:: Source excerpt ::

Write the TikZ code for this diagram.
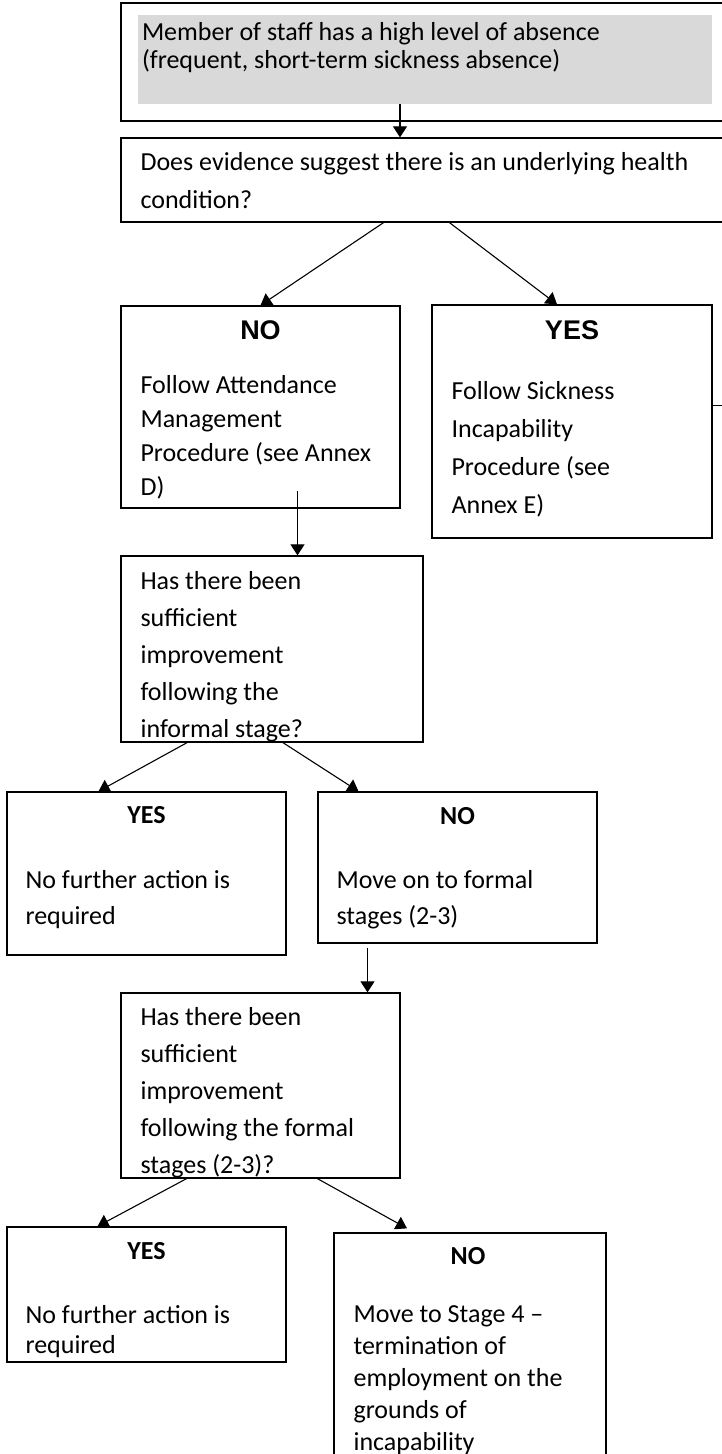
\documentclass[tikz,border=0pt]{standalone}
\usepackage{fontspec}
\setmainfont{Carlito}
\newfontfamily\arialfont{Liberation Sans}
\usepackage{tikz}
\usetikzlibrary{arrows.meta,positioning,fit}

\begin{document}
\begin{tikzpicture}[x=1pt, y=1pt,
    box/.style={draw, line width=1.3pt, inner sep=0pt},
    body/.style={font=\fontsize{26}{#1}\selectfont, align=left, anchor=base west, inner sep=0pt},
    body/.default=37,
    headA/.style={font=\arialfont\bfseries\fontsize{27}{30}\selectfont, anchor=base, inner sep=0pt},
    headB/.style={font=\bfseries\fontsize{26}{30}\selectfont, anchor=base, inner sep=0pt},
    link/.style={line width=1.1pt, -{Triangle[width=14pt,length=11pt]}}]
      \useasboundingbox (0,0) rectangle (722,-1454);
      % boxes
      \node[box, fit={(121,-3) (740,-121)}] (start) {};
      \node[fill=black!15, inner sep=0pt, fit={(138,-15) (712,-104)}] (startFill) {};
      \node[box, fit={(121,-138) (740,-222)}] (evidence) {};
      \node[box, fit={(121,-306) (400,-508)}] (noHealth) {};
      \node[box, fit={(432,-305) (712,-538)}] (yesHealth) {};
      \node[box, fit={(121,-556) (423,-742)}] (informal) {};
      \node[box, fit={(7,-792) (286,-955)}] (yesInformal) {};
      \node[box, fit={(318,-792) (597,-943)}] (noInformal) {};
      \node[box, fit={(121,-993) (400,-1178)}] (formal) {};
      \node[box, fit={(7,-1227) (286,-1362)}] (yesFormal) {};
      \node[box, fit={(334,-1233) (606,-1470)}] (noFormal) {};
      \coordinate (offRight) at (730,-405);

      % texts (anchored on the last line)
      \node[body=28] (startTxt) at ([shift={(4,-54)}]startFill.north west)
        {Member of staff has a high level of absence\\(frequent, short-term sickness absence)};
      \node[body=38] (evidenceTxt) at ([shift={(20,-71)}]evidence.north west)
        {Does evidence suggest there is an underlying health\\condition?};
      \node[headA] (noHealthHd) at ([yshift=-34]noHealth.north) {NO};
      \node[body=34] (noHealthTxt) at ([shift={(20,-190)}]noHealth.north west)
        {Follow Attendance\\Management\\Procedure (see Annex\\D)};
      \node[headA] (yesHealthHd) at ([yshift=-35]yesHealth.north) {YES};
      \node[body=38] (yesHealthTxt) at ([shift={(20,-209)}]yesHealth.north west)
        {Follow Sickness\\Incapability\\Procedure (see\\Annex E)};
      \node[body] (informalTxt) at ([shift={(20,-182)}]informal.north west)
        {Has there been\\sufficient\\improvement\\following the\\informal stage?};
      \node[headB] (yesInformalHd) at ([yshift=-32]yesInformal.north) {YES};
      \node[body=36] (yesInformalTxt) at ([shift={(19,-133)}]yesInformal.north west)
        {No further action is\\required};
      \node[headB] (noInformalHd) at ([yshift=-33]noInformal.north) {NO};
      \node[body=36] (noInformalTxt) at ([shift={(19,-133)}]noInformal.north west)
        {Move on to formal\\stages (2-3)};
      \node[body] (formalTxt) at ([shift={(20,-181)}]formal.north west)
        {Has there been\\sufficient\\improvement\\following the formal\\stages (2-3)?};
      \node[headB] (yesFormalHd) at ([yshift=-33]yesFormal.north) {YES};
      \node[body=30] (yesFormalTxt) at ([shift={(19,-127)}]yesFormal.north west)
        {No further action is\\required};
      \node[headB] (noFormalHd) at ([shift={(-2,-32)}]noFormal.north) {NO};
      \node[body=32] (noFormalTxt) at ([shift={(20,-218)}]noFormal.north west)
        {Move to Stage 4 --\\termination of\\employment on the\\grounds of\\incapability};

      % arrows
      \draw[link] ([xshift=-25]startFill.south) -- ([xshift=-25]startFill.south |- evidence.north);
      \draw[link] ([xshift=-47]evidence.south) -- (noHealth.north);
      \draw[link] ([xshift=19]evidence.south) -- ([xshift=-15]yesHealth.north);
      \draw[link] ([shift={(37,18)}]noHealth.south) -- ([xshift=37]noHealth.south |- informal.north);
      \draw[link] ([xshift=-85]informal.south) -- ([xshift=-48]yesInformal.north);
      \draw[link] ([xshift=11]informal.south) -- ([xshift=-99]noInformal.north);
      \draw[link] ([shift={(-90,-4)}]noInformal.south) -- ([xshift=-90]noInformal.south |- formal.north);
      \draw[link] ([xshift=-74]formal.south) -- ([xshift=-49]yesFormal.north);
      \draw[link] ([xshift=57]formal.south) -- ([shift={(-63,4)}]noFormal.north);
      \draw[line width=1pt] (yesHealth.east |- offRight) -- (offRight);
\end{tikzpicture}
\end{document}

:::

Instructions for the task: Print the complete listing exactly as it stands, without its pictures.

Answer to this task:
Write the TikZ code for this diagram.
\documentclass[tikz,border=0pt]{standalone}
\usepackage{fontspec}
\setmainfont{Carlito}
\newfontfamily\arialfont{Liberation Sans}
\usepackage{tikz}
\usetikzlibrary{arrows.meta,positioning,fit}

\begin{document}
\begin{tikzpicture}[x=1pt, y=1pt,
    box/.style={draw, line width=1.3pt, inner sep=0pt},
    body/.style={font=\fontsize{26}{#1}\selectfont, align=left, anchor=base west, inner sep=0pt},
    body/.default=37,
    headA/.style={font=\arialfont\bfseries\fontsize{27}{30}\selectfont, anchor=base, inner sep=0pt},
    headB/.style={font=\bfseries\fontsize{26}{30}\selectfont, anchor=base, inner sep=0pt},
    link/.style={line width=1.1pt, -{Triangle[width=14pt,length=11pt]}}]
      \useasboundingbox (0,0) rectangle (722,-1454);
      % boxes
      \node[box, fit={(121,-3) (740,-121)}] (start) {};
      \node[fill=black!15, inner sep=0pt, fit={(138,-15) (712,-104)}] (startFill) {};
      \node[box, fit={(121,-138) (740,-222)}] (evidence) {};
      \node[box, fit={(121,-306) (400,-508)}] (noHealth) {};
      \node[box, fit={(432,-305) (712,-538)}] (yesHealth) {};
      \node[box, fit={(121,-556) (423,-742)}] (informal) {};
      \node[box, fit={(7,-792) (286,-955)}] (yesInformal) {};
      \node[box, fit={(318,-792) (597,-943)}] (noInformal) {};
      \node[box, fit={(121,-993) (400,-1178)}] (formal) {};
      \node[box, fit={(7,-1227) (286,-1362)}] (yesFormal) {};
      \node[box, fit={(334,-1233) (606,-1470)}] (noFormal) {};
      \coordinate (offRight) at (730,-405);

      % texts (anchored on the last line)
      \node[body=28] (startTxt) at ([shift={(4,-54)}]startFill.north west)
        {Member of staff has a high level of absence\\(frequent, short-term sickness absence)};
      \node[body=38] (evidenceTxt) at ([shift={(20,-71)}]evidence.north west)
        {Does evidence suggest there is an underlying health\\condition?};
      \node[headA] (noHealthHd) at ([yshift=-34]noHealth.north) {NO};
      \node[body=34] (noHealthTxt) at ([shift={(20,-190)}]noHealth.north west)
        {Follow Attendance\\Management\\Procedure (see Annex\\D)};
      \node[headA] (yesHealthHd) at ([yshift=-35]yesHealth.north) {YES};
      \node[body=38] (yesHealthTxt) at ([shift={(20,-209)}]yesHealth.north west)
        {Follow Sickness\\Incapability\\Procedure (see\\Annex E)};
      \node[body] (informalTxt) at ([shift={(20,-182)}]informal.north west)
        {Has there been\\sufficient\\improvement\\following the\\informal stage?};
      \node[headB] (yesInformalHd) at ([yshift=-32]yesInformal.north) {YES};
      \node[body=36] (yesInformalTxt) at ([shift={(19,-133)}]yesInformal.north west)
        {No further action is\\required};
      \node[headB] (noInformalHd) at ([yshift=-33]noInformal.north) {NO};
      \node[body=36] (noInformalTxt) at ([shift={(19,-133)}]noInformal.north west)
        {Move on to formal\\stages (2-3)};
      \node[body] (formalTxt) at ([shift={(20,-181)}]formal.north west)
        {Has there been\\sufficient\\improvement\\following the formal\\stages (2-3)?};
      \node[headB] (yesFormalHd) at ([yshift=-33]yesFormal.north) {YES};
      \node[body=30] (yesFormalTxt) at ([shift={(19,-127)}]yesFormal.north west)
        {No further action is\\required};
      \node[headB] (noFormalHd) at ([shift={(-2,-32)}]noFormal.north) {NO};
      \node[body=32] (noFormalTxt) at ([shift={(20,-218)}]noFormal.north west)
        {Move to Stage 4 --\\termination of\\employment on the\\grounds of\\incapability};

      % arrows
      \draw[link] ([xshift=-25]startFill.south) -- ([xshift=-25]startFill.south |- evidence.north);
      \draw[link] ([xshift=-47]evidence.south) -- (noHealth.north);
      \draw[link] ([xshift=19]evidence.south) -- ([xshift=-15]yesHealth.north);
      \draw[link] ([shift={(37,18)}]noHealth.south) -- ([xshift=37]noHealth.south |- informal.north);
      \draw[link] ([xshift=-85]informal.south) -- ([xshift=-48]yesInformal.north);
      \draw[link] ([xshift=11]informal.south) -- ([xshift=-99]noInformal.north);
      \draw[link] ([shift={(-90,-4)}]noInformal.south) -- ([xshift=-90]noInformal.south |- formal.north);
      \draw[link] ([xshift=-74]formal.south) -- ([xshift=-49]yesFormal.north);
      \draw[link] ([xshift=57]formal.south) -- ([shift={(-63,4)}]noFormal.north);
      \draw[line width=1pt] (yesHealth.east |- offRight) -- (offRight);
\end{tikzpicture}
\end{document}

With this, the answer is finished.